## Exercise description:
Leave out every picture. Copy exactly the lines from the one holding "picture with matplotlib." through the one holding "import matplotlib.pyplot as plt".

Records excerpted from a collection
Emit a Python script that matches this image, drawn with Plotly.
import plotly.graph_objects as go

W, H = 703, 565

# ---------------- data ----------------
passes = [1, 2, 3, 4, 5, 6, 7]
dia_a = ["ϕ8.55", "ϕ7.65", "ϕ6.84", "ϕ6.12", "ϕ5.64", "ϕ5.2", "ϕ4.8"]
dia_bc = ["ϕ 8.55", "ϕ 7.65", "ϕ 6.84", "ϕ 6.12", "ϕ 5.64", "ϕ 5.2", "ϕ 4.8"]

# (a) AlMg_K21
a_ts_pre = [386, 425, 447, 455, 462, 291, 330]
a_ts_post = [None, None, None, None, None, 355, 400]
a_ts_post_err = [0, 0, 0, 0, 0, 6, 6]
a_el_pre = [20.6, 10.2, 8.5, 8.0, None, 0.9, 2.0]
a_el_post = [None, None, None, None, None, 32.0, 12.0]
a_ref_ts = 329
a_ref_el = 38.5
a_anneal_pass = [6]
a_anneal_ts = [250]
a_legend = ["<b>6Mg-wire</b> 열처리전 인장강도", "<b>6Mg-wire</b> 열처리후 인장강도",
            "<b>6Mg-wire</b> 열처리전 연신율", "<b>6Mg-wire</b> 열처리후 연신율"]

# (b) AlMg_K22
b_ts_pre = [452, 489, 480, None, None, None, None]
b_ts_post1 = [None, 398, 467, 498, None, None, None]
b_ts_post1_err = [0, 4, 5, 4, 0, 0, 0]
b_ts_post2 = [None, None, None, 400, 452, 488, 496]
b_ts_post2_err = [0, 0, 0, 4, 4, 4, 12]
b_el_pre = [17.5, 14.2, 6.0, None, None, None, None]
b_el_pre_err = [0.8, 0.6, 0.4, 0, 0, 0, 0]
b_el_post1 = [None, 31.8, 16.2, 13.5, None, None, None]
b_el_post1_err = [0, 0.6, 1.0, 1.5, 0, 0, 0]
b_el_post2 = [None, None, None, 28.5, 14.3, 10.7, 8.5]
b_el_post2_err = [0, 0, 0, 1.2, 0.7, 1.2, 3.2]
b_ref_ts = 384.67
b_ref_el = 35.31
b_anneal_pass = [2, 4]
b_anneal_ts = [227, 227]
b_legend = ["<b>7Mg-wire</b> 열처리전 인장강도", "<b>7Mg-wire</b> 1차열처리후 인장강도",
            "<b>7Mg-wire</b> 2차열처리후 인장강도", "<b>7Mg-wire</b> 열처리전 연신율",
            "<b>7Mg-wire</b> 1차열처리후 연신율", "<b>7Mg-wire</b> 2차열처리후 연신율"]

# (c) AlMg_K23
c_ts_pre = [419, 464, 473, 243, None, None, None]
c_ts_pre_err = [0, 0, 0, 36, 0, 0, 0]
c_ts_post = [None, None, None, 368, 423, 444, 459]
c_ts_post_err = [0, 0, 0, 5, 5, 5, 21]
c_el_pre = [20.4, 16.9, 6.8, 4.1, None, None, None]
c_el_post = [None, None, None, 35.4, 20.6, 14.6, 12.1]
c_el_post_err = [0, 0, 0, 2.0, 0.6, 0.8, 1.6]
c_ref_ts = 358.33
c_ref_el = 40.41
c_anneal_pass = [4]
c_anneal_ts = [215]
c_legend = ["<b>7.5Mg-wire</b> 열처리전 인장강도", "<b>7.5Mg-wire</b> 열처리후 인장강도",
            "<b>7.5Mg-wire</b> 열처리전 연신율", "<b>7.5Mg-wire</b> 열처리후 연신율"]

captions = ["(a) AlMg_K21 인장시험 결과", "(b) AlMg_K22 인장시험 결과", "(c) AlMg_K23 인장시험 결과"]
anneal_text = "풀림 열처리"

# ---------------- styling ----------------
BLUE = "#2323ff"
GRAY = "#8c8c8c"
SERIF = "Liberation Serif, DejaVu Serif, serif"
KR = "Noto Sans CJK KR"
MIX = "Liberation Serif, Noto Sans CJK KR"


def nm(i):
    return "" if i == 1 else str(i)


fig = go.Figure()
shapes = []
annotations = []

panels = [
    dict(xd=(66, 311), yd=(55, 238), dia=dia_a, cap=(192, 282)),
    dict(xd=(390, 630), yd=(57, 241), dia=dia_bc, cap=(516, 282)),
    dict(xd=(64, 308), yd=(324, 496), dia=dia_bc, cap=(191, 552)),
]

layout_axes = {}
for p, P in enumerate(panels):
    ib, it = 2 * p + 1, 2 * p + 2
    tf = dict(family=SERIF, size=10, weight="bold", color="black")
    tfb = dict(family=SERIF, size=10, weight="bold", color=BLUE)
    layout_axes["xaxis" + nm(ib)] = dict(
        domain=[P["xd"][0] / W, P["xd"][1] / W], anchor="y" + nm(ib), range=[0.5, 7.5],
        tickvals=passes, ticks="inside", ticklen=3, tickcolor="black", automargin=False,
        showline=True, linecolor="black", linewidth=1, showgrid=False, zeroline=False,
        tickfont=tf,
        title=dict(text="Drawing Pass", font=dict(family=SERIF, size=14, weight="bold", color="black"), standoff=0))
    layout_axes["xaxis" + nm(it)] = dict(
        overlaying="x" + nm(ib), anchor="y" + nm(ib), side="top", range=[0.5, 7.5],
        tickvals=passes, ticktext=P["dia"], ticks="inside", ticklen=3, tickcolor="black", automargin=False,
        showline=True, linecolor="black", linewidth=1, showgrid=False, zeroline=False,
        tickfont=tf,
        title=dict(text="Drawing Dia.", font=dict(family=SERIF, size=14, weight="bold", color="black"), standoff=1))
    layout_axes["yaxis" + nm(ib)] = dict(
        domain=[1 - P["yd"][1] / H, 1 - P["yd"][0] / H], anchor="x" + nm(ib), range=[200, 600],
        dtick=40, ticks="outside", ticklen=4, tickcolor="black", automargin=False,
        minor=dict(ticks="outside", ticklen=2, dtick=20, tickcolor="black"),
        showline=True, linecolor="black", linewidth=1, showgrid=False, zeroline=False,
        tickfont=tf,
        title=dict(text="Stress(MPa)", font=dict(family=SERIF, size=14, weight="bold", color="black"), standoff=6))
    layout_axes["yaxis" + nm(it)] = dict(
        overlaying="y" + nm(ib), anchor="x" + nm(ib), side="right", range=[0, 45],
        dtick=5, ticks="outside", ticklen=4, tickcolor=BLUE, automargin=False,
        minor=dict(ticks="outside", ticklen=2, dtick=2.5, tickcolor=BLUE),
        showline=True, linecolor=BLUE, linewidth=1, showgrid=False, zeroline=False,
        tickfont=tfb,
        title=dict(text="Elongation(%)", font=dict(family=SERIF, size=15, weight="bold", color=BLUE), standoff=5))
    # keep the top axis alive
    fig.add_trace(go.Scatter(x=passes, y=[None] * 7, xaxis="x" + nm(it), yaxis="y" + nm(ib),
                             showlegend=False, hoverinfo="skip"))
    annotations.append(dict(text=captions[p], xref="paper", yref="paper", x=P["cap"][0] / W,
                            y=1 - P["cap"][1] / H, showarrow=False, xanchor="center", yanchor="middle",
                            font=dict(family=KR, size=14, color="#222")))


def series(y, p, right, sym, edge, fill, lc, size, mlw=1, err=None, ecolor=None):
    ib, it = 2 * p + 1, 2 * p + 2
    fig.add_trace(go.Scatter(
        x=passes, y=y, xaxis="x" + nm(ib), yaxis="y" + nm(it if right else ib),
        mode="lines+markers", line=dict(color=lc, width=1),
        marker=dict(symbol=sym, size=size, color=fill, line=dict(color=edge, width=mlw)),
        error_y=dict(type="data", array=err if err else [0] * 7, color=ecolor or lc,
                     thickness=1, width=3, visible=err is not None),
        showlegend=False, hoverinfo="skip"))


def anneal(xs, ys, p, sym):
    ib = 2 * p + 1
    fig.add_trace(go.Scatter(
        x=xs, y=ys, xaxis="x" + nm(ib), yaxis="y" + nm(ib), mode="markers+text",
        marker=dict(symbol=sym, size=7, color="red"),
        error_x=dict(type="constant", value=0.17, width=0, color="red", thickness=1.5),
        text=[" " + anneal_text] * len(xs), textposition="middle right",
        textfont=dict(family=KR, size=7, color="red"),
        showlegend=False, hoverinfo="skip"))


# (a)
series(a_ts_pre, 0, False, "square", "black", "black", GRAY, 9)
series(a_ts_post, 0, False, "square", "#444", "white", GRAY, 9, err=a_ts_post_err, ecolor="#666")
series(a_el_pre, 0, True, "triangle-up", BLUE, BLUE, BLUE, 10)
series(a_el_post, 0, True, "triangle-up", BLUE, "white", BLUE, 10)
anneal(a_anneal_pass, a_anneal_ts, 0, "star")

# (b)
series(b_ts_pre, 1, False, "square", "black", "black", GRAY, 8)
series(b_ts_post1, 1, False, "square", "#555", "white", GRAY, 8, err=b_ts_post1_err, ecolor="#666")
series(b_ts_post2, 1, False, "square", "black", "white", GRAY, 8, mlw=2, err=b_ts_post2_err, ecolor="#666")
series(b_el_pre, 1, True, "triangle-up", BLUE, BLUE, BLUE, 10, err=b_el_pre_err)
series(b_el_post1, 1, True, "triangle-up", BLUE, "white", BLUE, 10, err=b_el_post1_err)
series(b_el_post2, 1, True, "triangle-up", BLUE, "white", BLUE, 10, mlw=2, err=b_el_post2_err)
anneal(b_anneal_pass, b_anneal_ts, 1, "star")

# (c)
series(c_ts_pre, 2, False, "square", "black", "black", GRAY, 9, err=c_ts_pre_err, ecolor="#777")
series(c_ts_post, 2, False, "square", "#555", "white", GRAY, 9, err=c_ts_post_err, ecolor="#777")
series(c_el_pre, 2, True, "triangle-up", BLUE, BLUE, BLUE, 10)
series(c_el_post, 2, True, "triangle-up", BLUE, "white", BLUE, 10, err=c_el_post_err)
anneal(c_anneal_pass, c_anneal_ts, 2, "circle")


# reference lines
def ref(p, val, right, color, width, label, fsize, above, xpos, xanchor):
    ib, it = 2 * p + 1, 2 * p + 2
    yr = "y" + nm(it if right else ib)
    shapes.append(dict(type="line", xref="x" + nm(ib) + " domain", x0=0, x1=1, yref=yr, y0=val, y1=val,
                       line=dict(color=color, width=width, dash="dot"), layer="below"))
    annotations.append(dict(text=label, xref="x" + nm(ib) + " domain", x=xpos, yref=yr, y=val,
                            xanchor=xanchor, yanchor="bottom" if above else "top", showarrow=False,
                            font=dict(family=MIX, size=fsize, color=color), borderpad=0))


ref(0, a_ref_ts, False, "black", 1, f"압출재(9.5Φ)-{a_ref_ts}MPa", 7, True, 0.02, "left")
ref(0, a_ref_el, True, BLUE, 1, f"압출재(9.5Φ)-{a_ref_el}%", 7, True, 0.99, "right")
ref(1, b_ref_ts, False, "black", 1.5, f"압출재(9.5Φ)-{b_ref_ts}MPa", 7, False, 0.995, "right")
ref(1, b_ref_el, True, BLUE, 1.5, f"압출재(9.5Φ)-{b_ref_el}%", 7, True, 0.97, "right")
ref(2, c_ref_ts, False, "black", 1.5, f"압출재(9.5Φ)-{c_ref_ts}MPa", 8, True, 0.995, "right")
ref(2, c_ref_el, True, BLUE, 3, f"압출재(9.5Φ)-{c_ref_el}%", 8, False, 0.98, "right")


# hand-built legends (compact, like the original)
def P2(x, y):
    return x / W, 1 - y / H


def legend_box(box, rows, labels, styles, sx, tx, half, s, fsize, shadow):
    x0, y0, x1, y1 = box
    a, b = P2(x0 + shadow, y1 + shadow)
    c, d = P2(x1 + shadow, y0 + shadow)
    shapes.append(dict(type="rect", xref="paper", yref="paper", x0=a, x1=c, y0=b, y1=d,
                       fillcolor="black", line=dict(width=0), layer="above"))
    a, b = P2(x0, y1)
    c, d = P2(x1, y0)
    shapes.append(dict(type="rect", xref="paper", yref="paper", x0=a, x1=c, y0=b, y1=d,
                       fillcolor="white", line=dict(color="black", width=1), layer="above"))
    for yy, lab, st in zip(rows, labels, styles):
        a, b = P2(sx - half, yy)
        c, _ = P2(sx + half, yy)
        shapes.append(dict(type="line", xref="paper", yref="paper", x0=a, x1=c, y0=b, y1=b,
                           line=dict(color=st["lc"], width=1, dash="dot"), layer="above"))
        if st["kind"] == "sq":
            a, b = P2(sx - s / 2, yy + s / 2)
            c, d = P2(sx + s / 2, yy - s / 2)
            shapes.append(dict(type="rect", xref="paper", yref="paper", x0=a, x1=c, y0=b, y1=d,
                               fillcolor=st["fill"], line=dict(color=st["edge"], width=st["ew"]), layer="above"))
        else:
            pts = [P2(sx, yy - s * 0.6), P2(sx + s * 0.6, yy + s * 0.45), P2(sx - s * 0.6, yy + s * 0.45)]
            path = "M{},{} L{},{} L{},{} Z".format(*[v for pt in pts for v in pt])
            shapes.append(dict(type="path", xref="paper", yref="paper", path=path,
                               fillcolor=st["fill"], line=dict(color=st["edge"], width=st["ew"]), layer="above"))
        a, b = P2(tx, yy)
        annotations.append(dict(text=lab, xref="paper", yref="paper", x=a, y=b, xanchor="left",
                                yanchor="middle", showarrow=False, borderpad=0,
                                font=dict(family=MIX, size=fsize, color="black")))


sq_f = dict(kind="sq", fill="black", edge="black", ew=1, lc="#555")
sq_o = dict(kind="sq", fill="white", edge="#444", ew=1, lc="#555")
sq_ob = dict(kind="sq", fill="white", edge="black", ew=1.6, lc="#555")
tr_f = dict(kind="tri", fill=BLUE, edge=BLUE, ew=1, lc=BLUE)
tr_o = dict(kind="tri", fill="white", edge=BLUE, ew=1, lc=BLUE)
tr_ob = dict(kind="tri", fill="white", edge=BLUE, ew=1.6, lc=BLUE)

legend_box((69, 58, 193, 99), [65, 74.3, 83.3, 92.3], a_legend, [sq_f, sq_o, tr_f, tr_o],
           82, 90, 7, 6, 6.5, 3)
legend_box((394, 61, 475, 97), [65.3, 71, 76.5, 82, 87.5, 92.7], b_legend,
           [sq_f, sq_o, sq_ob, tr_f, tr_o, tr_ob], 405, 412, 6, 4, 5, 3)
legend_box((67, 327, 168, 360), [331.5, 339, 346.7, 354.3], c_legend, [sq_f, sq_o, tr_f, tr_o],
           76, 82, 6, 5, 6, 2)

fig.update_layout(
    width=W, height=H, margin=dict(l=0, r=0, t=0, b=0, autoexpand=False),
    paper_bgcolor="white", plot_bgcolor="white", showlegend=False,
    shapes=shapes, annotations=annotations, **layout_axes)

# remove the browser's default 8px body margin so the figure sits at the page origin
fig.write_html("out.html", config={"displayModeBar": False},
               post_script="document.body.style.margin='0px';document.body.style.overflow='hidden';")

* * *

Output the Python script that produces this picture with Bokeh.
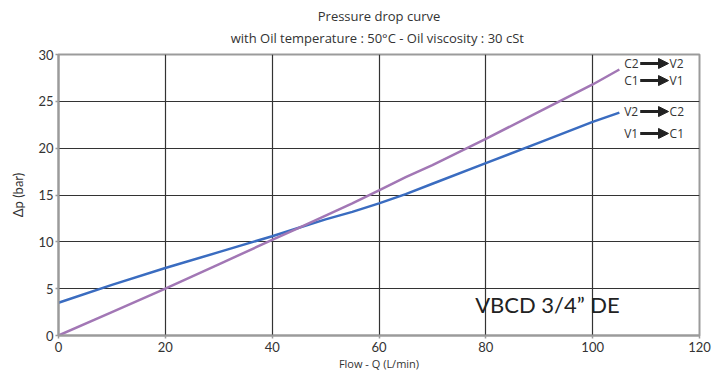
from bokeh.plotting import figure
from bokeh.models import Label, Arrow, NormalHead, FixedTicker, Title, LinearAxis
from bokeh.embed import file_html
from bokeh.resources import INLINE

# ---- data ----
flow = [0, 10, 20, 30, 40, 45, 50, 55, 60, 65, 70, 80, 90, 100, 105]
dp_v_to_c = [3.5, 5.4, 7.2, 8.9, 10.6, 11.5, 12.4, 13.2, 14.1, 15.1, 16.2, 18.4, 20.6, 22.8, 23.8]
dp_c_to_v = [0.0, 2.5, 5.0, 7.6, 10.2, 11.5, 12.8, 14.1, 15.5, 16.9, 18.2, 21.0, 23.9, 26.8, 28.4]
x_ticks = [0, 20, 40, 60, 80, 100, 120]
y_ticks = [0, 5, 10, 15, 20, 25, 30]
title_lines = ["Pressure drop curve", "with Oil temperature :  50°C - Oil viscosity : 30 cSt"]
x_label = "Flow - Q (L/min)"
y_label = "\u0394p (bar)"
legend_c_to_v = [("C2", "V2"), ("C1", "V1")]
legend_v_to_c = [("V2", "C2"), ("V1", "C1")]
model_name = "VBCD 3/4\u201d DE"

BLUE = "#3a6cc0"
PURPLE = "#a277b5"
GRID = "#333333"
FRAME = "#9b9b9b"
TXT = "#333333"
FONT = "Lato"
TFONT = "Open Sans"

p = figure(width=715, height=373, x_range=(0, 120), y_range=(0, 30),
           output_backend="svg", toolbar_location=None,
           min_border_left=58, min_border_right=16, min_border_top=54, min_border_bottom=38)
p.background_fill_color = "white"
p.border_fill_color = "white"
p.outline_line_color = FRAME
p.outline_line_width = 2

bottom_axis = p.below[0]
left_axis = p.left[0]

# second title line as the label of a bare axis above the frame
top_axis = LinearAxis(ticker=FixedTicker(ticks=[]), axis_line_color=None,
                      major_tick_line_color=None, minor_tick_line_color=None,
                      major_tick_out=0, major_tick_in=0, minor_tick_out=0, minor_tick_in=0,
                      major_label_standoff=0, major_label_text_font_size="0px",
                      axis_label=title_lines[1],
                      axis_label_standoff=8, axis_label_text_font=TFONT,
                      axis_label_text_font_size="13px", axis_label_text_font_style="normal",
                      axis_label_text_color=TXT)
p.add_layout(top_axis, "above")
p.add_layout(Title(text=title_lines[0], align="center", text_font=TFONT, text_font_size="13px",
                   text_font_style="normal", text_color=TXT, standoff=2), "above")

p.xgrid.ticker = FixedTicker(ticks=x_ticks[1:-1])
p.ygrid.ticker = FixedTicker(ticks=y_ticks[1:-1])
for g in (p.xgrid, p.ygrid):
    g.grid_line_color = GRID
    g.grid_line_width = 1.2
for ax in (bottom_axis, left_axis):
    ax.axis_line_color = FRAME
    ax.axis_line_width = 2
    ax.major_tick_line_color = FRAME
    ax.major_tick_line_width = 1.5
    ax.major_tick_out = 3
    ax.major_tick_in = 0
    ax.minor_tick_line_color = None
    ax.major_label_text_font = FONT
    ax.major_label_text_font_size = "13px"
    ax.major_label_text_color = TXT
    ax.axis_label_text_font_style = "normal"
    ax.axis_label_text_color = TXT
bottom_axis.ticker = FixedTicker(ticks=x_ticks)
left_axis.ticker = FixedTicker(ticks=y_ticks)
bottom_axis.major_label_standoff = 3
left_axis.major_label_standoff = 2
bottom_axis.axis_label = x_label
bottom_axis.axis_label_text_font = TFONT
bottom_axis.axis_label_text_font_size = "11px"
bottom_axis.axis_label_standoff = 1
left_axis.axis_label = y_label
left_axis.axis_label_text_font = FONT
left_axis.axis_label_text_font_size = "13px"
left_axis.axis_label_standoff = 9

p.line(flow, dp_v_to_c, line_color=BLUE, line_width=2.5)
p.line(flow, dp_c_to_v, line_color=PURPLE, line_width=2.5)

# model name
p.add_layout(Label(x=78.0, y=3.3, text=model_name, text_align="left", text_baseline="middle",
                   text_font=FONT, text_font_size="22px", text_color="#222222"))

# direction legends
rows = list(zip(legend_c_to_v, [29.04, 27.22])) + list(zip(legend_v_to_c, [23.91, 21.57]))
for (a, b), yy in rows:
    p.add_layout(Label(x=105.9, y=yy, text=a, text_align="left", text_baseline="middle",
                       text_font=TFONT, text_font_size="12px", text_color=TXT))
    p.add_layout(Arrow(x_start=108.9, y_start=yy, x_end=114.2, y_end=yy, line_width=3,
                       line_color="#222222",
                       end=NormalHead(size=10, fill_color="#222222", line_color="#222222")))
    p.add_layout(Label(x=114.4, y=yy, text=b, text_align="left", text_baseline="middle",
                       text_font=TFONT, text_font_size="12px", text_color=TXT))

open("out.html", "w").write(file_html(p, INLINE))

...

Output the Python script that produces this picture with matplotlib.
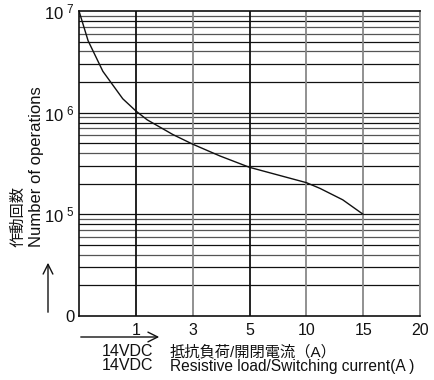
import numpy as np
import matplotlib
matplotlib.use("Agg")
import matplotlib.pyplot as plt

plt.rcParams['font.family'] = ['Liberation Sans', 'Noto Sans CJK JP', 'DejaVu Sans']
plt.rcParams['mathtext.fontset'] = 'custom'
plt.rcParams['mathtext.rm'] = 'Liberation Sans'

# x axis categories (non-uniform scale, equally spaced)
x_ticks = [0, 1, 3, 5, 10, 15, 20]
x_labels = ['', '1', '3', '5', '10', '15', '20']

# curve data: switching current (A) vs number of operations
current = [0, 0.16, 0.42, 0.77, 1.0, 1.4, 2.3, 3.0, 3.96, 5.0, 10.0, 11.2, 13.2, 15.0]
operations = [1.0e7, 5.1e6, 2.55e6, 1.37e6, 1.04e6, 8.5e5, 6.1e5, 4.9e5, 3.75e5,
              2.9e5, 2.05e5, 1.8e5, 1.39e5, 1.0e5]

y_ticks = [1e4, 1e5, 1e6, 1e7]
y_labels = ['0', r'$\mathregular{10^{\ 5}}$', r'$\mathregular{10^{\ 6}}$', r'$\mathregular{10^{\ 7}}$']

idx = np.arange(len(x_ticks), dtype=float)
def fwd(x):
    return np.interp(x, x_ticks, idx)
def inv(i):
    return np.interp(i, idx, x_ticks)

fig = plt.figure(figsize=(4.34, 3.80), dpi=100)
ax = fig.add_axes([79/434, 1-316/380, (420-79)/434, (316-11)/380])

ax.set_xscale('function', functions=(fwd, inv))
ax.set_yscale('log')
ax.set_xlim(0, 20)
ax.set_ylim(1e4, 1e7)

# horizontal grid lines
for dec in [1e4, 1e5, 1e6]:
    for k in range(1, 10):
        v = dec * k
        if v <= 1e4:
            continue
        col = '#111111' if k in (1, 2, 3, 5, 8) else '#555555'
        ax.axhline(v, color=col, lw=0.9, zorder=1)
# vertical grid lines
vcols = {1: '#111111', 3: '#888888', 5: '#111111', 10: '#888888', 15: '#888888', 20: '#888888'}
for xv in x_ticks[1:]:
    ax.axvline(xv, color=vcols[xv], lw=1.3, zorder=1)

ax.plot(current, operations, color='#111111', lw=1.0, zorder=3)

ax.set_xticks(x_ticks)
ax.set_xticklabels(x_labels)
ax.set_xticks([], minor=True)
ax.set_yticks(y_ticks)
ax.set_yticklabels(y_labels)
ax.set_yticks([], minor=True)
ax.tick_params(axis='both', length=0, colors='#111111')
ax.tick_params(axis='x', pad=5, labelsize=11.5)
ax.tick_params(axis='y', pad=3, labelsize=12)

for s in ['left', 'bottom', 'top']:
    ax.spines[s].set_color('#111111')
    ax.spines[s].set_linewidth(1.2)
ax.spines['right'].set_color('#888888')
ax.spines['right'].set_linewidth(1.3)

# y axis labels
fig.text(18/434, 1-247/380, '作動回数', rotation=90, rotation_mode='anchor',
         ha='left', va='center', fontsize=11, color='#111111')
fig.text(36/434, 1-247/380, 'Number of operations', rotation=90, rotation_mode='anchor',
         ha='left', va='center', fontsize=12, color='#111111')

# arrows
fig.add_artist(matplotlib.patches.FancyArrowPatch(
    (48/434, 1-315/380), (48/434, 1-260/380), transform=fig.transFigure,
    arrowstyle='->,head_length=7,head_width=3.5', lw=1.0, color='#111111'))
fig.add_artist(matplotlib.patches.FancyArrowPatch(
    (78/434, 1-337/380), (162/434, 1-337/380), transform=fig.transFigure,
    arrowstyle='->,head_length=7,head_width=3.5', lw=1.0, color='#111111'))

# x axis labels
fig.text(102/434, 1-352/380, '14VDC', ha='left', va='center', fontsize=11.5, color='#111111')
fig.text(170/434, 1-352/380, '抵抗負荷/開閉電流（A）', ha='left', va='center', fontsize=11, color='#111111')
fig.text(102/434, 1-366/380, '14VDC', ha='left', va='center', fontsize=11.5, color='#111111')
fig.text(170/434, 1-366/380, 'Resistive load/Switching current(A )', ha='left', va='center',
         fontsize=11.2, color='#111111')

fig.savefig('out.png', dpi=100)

## Written answer:
Output the Python script that produces this picture with matplotlib.
import numpy as np
import matplotlib
matplotlib.use("Agg")
import matplotlib.pyplot as plt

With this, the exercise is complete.